# Data lines
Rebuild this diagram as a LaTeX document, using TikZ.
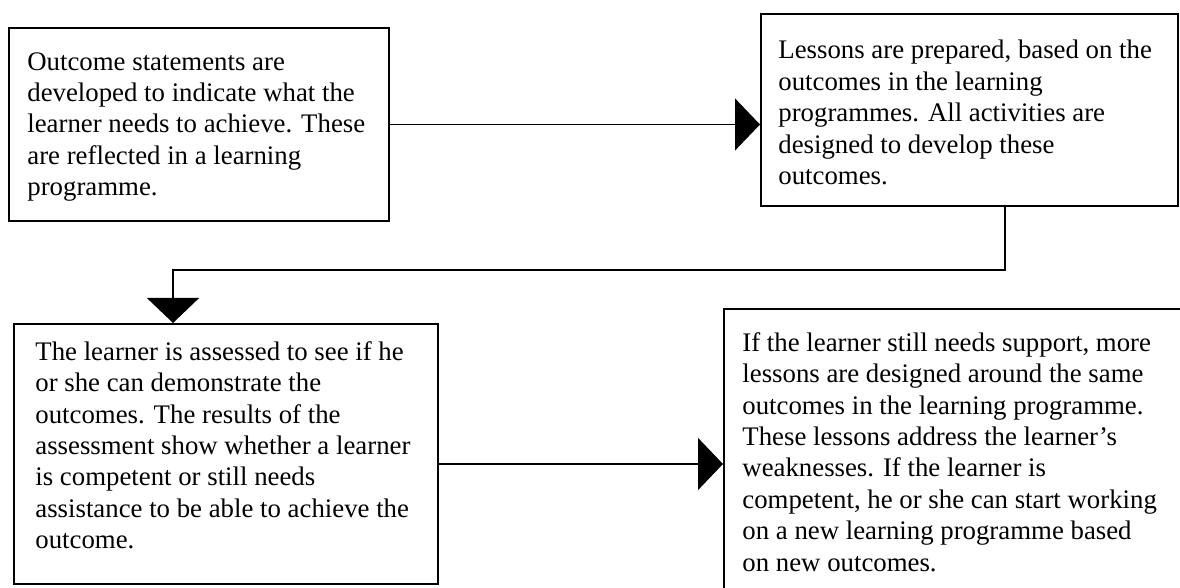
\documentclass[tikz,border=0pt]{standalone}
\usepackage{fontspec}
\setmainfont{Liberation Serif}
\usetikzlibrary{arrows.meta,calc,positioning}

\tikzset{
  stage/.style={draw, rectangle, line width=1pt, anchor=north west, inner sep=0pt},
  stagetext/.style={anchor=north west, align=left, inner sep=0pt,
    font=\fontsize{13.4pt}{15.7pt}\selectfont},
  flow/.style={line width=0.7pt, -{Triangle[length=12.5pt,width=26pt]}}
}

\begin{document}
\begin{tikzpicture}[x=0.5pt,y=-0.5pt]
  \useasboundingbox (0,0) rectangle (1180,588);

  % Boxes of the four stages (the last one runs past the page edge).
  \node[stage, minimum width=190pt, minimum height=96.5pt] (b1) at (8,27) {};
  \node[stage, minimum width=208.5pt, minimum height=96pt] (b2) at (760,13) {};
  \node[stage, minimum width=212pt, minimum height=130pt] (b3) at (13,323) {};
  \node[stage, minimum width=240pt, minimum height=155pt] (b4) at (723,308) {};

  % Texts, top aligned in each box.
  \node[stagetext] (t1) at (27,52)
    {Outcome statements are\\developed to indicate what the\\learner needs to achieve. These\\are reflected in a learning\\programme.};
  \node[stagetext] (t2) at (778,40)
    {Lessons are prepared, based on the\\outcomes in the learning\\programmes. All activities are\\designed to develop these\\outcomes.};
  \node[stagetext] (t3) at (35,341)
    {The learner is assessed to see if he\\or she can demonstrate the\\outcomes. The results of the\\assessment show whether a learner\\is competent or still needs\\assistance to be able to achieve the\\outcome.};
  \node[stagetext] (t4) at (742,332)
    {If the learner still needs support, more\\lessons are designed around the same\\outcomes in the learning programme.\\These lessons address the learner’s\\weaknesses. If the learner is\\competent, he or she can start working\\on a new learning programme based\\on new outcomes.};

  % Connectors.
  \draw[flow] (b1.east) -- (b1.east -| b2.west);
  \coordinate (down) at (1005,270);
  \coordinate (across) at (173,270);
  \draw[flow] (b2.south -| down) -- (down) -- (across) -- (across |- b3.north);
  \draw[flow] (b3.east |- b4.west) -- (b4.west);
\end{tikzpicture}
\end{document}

# Task
Return exactly what appears from the opening line of the material through the line with "the learner still", apart from the pictures.

# Finished answer
Rebuild this diagram as a LaTeX document, using TikZ.
\documentclass[tikz,border=0pt]{standalone}
\usepackage{fontspec}
\setmainfont{Liberation Serif}
\usetikzlibrary{arrows.meta,calc,positioning}

\tikzset{
  stage/.style={draw, rectangle, line width=1pt, anchor=north west, inner sep=0pt},
  stagetext/.style={anchor=north west, align=left, inner sep=0pt,
    font=\fontsize{13.4pt}{15.7pt}\selectfont},
  flow/.style={line width=0.7pt, -{Triangle[length=12.5pt,width=26pt]}}
}

\begin{document}
\begin{tikzpicture}[x=0.5pt,y=-0.5pt]
  \useasboundingbox (0,0) rectangle (1180,588);

  % Boxes of the four stages (the last one runs past the page edge).
  \node[stage, minimum width=190pt, minimum height=96.5pt] (b1) at (8,27) {};
  \node[stage, minimum width=208.5pt, minimum height=96pt] (b2) at (760,13) {};
  \node[stage, minimum width=212pt, minimum height=130pt] (b3) at (13,323) {};
  \node[stage, minimum width=240pt, minimum height=155pt] (b4) at (723,308) {};

  % Texts, top aligned in each box.
  \node[stagetext] (t1) at (27,52)
    {Outcome statements are\\developed to indicate what the\\learner needs to achieve. These\\are reflected in a learning\\programme.};
  \node[stagetext] (t2) at (778,40)
    {Lessons are prepared, based on the\\outcomes in the learning\\programmes. All activities are\\designed to develop these\\outcomes.};
  \node[stagetext] (t3) at (35,341)
    {The learner is assessed to see if he\\or she can demonstrate the\\outcomes. The results of the\\assessment show whether a learner\\is competent or still needs\\assistance to be able to achieve the\\outcome.};
  \node[stagetext] (t4) at (742,332)
    {If the learner still needs support, more\\lessons are designed around the same\\outcomes in the learning programme.\\These lessons address the learner’s\\weaknesses. If the learner is\\competent, he or she can start working\\on a new learning programme based\\on new outcomes.};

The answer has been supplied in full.